## Your instructions
Tally the lines in the following entries that include the word "Rebuild"; state only the total.

══ Entries supplied ══

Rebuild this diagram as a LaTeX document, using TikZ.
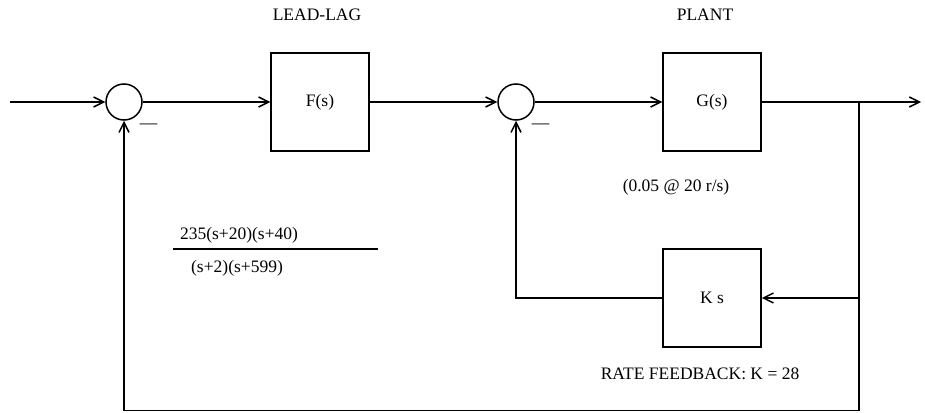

═══
══ Entries supplied ══

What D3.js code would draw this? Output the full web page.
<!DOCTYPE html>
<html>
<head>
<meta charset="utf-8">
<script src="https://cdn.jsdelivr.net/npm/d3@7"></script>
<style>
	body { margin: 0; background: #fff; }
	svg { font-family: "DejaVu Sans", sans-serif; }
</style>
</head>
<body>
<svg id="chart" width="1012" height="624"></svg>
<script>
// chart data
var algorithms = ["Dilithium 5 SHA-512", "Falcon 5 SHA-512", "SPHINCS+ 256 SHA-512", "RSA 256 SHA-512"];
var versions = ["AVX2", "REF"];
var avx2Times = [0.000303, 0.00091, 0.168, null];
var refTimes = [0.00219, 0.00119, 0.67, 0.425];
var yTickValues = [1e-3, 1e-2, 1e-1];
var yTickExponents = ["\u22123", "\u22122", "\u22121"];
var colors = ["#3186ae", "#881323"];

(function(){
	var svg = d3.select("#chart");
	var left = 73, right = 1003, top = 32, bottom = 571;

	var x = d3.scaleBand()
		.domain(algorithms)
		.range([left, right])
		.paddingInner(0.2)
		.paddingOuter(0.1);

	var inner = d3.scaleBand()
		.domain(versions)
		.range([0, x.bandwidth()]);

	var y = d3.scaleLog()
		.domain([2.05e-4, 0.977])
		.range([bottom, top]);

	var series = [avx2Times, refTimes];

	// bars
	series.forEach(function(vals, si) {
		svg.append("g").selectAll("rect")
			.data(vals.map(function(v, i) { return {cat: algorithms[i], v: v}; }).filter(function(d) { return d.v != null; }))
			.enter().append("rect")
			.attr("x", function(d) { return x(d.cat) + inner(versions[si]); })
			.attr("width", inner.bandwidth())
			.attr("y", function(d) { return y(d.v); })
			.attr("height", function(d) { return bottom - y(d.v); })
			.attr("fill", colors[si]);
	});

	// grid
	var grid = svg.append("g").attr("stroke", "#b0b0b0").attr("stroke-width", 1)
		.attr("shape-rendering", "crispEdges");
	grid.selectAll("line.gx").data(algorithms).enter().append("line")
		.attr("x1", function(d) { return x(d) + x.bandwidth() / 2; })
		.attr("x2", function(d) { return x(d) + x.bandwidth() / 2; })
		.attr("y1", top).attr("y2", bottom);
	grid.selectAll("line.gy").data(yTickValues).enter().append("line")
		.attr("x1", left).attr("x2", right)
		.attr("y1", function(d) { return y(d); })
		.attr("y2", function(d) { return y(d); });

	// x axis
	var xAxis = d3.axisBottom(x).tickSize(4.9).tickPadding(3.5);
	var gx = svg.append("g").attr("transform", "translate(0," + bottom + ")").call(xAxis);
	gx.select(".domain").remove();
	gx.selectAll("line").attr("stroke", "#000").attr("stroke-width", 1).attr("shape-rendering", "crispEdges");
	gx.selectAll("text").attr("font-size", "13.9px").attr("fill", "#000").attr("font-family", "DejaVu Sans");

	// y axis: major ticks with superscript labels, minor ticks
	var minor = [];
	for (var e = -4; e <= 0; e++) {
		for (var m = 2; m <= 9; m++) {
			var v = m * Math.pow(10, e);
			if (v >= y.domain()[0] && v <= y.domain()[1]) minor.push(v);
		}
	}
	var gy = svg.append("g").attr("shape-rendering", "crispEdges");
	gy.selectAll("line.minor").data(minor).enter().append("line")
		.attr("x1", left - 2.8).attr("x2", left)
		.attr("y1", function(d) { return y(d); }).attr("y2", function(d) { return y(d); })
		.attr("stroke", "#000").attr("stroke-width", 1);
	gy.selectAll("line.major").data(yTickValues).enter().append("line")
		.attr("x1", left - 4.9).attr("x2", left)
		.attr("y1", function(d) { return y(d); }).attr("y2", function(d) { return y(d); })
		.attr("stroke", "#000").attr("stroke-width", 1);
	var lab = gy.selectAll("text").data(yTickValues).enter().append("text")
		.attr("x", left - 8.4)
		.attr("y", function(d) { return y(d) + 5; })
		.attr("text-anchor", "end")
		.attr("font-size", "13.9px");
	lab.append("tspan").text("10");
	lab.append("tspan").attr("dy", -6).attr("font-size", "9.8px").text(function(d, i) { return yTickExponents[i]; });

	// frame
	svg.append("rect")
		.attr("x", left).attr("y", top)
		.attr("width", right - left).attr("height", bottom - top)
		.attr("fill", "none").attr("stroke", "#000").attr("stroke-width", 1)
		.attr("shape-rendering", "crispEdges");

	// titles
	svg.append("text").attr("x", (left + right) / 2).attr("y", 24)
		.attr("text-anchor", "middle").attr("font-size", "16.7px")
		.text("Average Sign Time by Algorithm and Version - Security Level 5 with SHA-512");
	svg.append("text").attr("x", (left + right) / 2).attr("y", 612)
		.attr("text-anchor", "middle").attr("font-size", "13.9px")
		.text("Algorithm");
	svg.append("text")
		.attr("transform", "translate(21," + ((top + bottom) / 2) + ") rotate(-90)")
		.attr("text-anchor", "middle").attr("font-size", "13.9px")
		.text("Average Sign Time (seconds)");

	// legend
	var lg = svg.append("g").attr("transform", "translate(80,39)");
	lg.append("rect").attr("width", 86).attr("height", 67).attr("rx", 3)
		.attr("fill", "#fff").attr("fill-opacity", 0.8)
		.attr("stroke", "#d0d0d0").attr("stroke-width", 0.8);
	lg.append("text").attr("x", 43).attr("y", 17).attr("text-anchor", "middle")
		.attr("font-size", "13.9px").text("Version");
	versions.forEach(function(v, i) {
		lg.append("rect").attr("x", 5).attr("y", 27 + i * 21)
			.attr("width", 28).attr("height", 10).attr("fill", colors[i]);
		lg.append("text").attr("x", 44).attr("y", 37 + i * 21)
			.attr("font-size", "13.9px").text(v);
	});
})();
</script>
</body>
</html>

═══
══ Entries supplied ══

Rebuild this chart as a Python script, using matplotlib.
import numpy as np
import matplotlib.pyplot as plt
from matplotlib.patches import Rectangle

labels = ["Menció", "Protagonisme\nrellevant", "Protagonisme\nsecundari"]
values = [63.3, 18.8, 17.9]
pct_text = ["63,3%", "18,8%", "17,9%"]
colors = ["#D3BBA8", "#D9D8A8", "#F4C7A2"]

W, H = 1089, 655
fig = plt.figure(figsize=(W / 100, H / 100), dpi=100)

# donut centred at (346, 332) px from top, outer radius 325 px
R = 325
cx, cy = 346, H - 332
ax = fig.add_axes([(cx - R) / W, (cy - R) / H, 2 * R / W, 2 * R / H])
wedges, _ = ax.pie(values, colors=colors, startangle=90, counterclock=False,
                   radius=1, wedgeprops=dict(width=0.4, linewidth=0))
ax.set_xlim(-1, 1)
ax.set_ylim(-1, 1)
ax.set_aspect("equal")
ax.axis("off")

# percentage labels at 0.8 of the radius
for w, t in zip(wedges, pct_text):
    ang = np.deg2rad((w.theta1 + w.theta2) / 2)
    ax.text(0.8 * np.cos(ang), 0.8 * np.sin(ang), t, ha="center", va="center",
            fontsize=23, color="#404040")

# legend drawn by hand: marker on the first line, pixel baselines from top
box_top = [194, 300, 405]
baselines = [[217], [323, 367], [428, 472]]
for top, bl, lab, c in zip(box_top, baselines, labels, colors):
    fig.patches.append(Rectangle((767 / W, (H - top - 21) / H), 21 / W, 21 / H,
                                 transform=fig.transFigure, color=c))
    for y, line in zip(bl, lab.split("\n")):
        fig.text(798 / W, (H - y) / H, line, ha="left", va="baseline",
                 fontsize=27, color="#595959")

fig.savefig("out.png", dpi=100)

═══

## The result
2